I have found that within our faith, we members often bifurcate our ward populace between the so-called "Mormon orthodoxy" and then the "liberal" free-thinkers, the former being seen by the "liberals" as dogmatic, inflexible, and sometimes even uncaring. To the liberals, the orthodox betray their traditions of learning, refusing to "seek ye therefore out of the best books" (the orthodox might respond that the Lord is implicitly referring to the scriptures).

On the other hand, the orthodox see the liberals as free-wheeling, doctrinally unreliable, and untrustworthy on missionary exchanges. They're loose cannons and must be kept on a short leash, some orthodox would maintain. The liberals get off on doctrinal branches and might not even have a strong testimony; why else would they bother reading/citing material not found explicitly in the manual?

Both parties have their strong points, but sorting out the balance between them requires what Elder Neal A. Maxwell calls the "synchronization of the Spirit." I suggest that more dialogue--open, frank, and candid discussions--take place between these two parties. After all, as Chesterton argued, orthodoxy need not be an excuse for constricted thinking. The orthodox need not be surprised when critics bring up problematic issues while the liberals need not be incensed when they are asked to make their loyalty more transparent.

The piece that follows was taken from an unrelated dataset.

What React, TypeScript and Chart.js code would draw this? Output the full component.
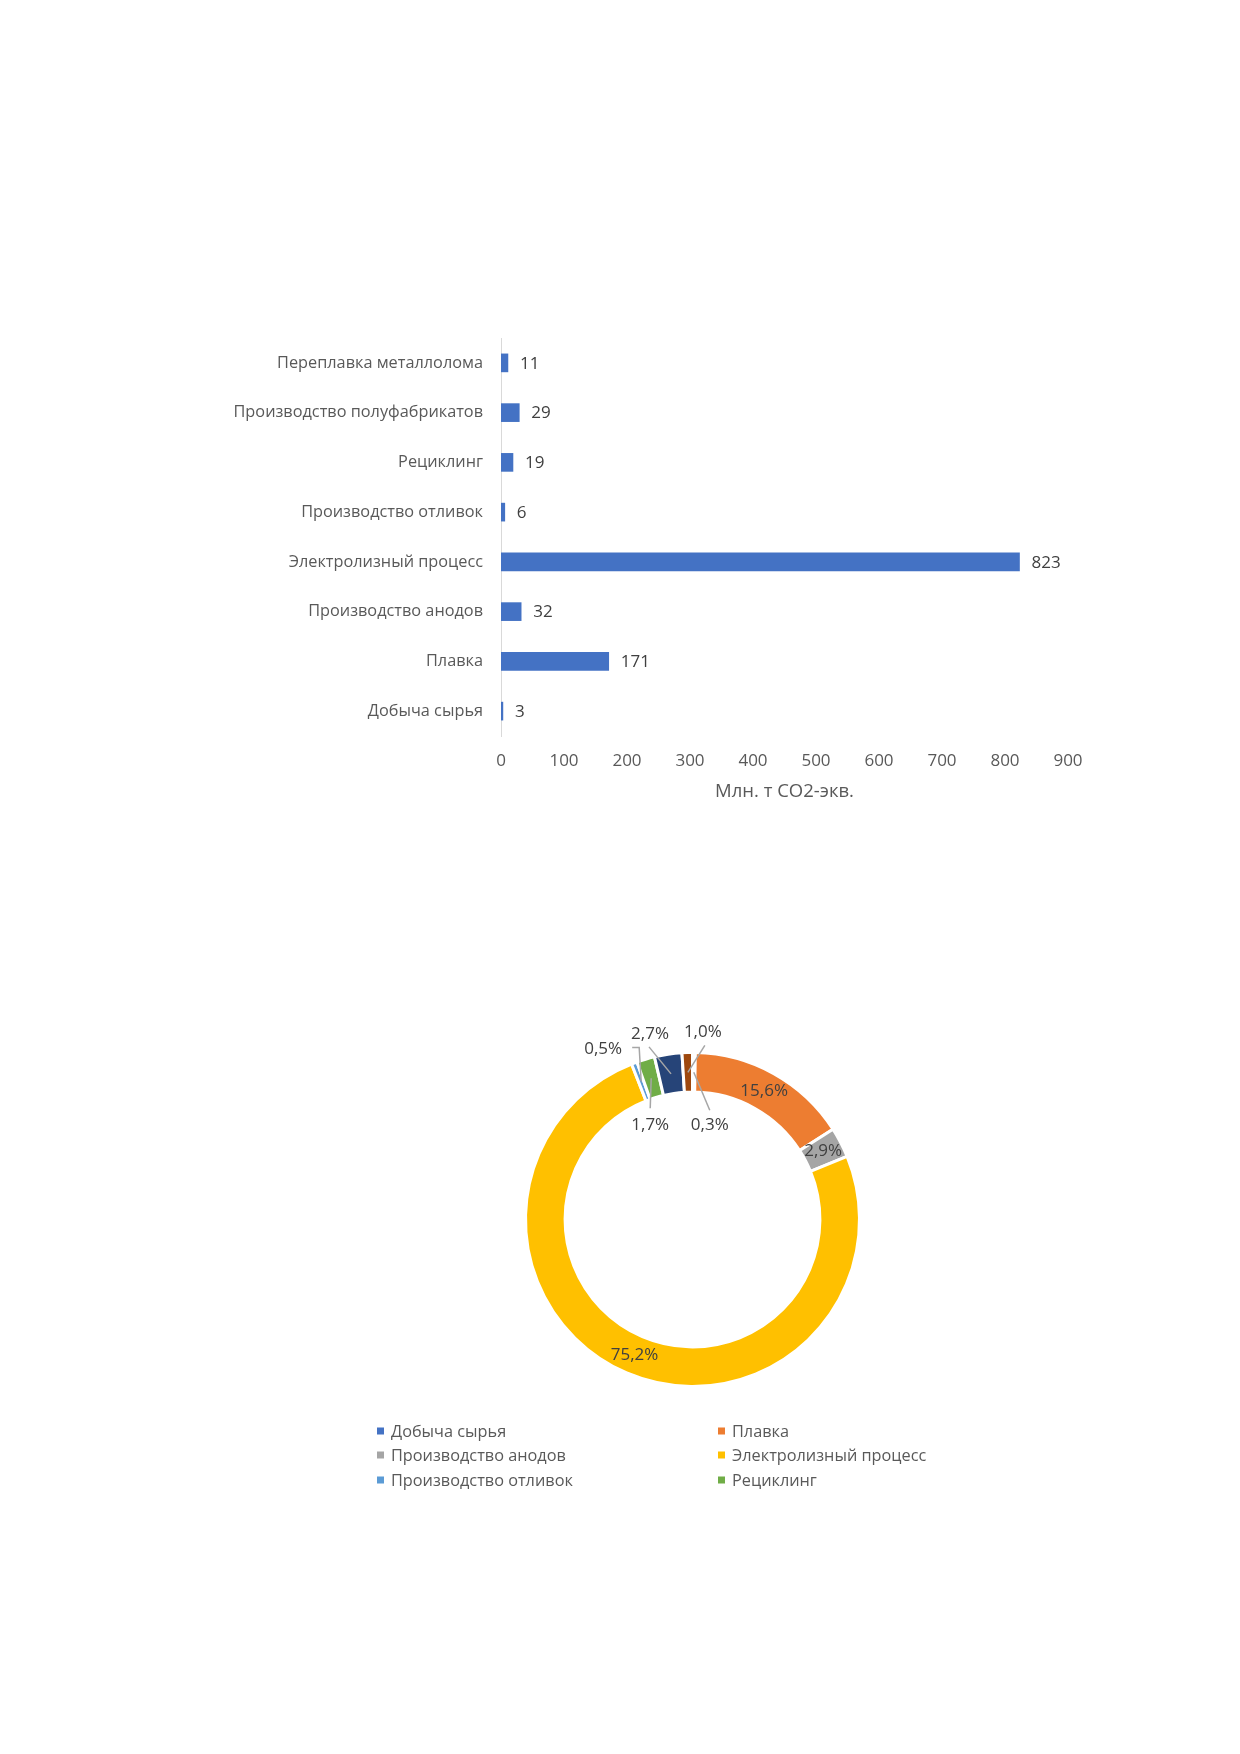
import { useEffect, useRef } from 'react';
import { Chart, registerables } from 'chart.js';

Chart.register(...registerables);

// data
const categories = [
  'Добыча сырья',
  'Плавка',
  'Производство анодов',
  'Электролизный процесс',
  'Производство отливок',
  'Рециклинг',
  'Производство полуфабрикатов',
  'Переплавка металлолома',
];
const emissions = [3, 171, 32, 823, 6, 19, 29, 11];
const xTickMax = 900;
const xTickStep = 100;
const axisTitle = 'Млн. т CO2-экв.';
const sliceColors = ['#4472C4', '#ED7D31', '#A5A5A5', '#FFC000', '#5B9BD5', '#70AD47', '#264478', '#9E480E'];
const legendShown = 6;

const FONT = '"Open Sans", sans-serif';
const FS = 17;
const FS_CAT = 16.3;
const FS_TITLE = 18.5;

const fmtPct = (v: number, total: number) => (v / total * 100).toFixed(1).replace('.', ',') + '%';

const barValueLabels = {
  id: 'barValueLabels',
  afterDatasetsDraw(chart: any) {
    const { ctx } = chart;
    const meta = chart.getDatasetMeta(0);
    const values = chart.data.datasets[0].data;
    ctx.save();
    ctx.font = `${FS}px ${FONT}`;
    ctx.fillStyle = '#404040';
    ctx.textAlign = 'left';
    ctx.textBaseline = 'middle';
    meta.data.forEach((bar: any, i: number) => {
      ctx.fillText(String(values[i]), bar.x + 12, bar.y + 1);
    });
    ctx.restore();
  },
};

// offsets of outside labels from the slice centre, and leader line bends
const outsideLabels: Record<number, { dx: number; dy: number; path: [number, number][] }> = {
  0: { dx: 16, dy: 53, path: [[16, 38]] },
  4: { dx: -38, dy: -32, path: [[-2, -34], [-9, -34]] },
  5: { dx: -1, dy: 47, path: [[-1, 30]] },
  6: { dx: -21, dy: -40, path: [[-22, -27]] },
  7: { dx: 15, dy: -40, path: [[17, -27]] },
};

const donutLabels = {
  id: 'donutLabels',
  afterDatasetsDraw(chart: any) {
    const { ctx } = chart;
    const meta = chart.getDatasetMeta(0);
    const values: number[] = chart.data.datasets[0].data;
    const total = values.reduce((s, v) => s + v, 0);
    ctx.save();
    ctx.font = `${FS}px ${FONT}`;
    ctx.fillStyle = '#404040';
    ctx.textAlign = 'center';
    ctx.textBaseline = 'middle';
    meta.data.forEach((arc: any, i: number) => {
      const c = arc.tooltipPosition();
      const text = fmtPct(values[i], total);
      const o = outsideLabels[i];
      if (!o) {
        ctx.fillText(text, c.x, c.y);
        return;
      }
      ctx.strokeStyle = '#A6A6A6';
      ctx.lineWidth = 1.5;
      ctx.beginPath();
      ctx.moveTo(c.x, c.y);
      o.path.forEach(([px, py]) => ctx.lineTo(c.x + px, c.y + py));
      ctx.stroke();
      ctx.fillText(text, c.x + o.dx, c.y + o.dy);
    });
    ctx.restore();
  },
};

const legendCols = [77, 418];
const legendRows = [451, 475, 500];

const donutLegend = {
  id: 'donutLegend',
  afterDraw(chart: any) {
    const { ctx } = chart;
    const labels: string[] = chart.data.labels;
    const colors: string[] = chart.data.datasets[0].backgroundColor;
    ctx.save();
    ctx.font = `${FS_CAT}px ${FONT}`;
    ctx.textAlign = 'left';
    ctx.textBaseline = 'middle';
    labels.slice(0, legendShown).forEach((label, i) => {
      const x = legendCols[i % 2];
      const y = legendRows[Math.floor(i / 2)];
      ctx.fillStyle = colors[i];
      ctx.fillRect(x, y - 3.5, 7, 7);
      ctx.fillStyle = '#595959';
      ctx.fillText(label, x + 14, y + 1);
    });
    ctx.restore();
  },
};

function BarChart() {
  const canvasRef = useRef<HTMLCanvasElement>(null);
  const chartRef = useRef<any>(null);

  useEffect(() => {
    if (!canvasRef.current) return;
    if (chartRef.current) chartRef.current.destroy();

    chartRef.current = new Chart(canvasRef.current, {
      type: 'bar',
      data: {
        labels: categories,
        datasets: [{
          data: emissions,
          backgroundColor: '#4472C4',
          barThickness: 18,
        }],
      },
      options: {
        indexAxis: 'y',
        responsive: true,
        maintainAspectRatio: false,
        animation: false,
        events: [],
        layout: { padding: { left: 0, top: 38, right: 172, bottom: 0 } },
        plugins: { legend: { display: false }, tooltip: { enabled: false } },
        scales: {
          x: {
            min: 0,
            max: xTickMax,
            grid: { display: false, drawTicks: false },
            border: { display: false },
            ticks: { stepSize: xTickStep, color: '#595959', font: { family: FONT, size: FS }, padding: 15 },
            title: {
              display: true,
              text: axisTitle,
              color: '#595959',
              font: { family: FONT, size: FS_TITLE },
              padding: { top: 0, bottom: 17 },
            },
            afterFit: (s: any) => { s.height = 84; },
          },
          y: {
            reverse: true,
            grid: { display: false, drawTicks: false },
            border: { display: true, color: '#D9D9D9', width: 1 },
            ticks: { color: '#595959', font: { family: FONT, size: FS_CAT }, padding: 18 },
            afterFit: (s: any) => { s.width = 501; },
          },
        },
      } as any,
      plugins: [barValueLabels],
    });

    return () => {
      if (chartRef.current) chartRef.current.destroy();
    };
  }, []);

  return (
    <div style={{ position: 'absolute', left: 0, top: 300, width: 1240, height: 520 }}>
      <canvas ref={canvasRef}></canvas>
    </div>
  );
}

function DonutChart() {
  const canvasRef = useRef<HTMLCanvasElement>(null);
  const chartRef = useRef<any>(null);

  useEffect(() => {
    if (!canvasRef.current) return;
    if (chartRef.current) chartRef.current.destroy();

    chartRef.current = new Chart(canvasRef.current, {
      type: 'doughnut',
      data: {
        labels: categories,
        datasets: [{
          data: emissions,
          backgroundColor: sliceColors,
          borderColor: '#FFFFFF',
          borderWidth: 3,
        }],
      },
      options: {
        responsive: true,
        maintainAspectRatio: false,
        animation: false,
        events: [],
        cutout: '76.3%',
        layout: { padding: { left: 224, top: 71, right: 139, bottom: 132 } },
        plugins: { legend: { display: false }, tooltip: { enabled: false } },
      } as any,
      plugins: [donutLabels, donutLegend],
    });

    return () => {
      if (chartRef.current) chartRef.current.destroy();
    };
  }, []);

  return (
    <div style={{ position: 'absolute', left: 300, top: 980, width: 700, height: 540 }}>
      <canvas ref={canvasRef}></canvas>
    </div>
  );
}

export default function App() {
  return (
    <div>
      <BarChart />
      <DonutChart />
    </div>
  );
}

No matter our talent or ideological proclivity, the call from the Lord remains the same: "Faith, hope, charity, and love with an eye single to the glory of God qualify him/her for the work." Would that we all take a lesson from Mr. Chesterton and learn that to be an orthodox Mormon is among the highest life adventures one can take--for both the mind and the spirit.

Friday, August 3, 2007

War Is Wrong

Amusing.

Welcome to my World

Welcome friends, family, and even an occasional heckler or two! In anticipation for the great trek East (call it the reclamation of the homeland--I have an ancestor from that neck of the woods), I have thought it proper to create my own little niche in cybersphere, a meeting point for all those interested in hearing my meanderings and musings. Hence the beauty and the burden of modern technology: the beauty because social networks need not depend on geographical proximity. The burden? Well, now y'all have the means to hit me up for money no matter where I am. There are good reasons for becoming a historian: "Oh, ya need 5 bucks...I dunno...money sure is tight these days...."

Even if you have to live in the distant corners of this fine nation, you need not be a stranger! In return, I'll let you in on a touch of this corner of Dixieland: barbeques, derbies, and of course, a fair dose of bluegrass. I might even pontificate on the glories of ancient Rome on occasion...but only after I've watched the grass grow and the paint dry!

Drop a line. Stay in touch. There is plenty of fun here to be had by all.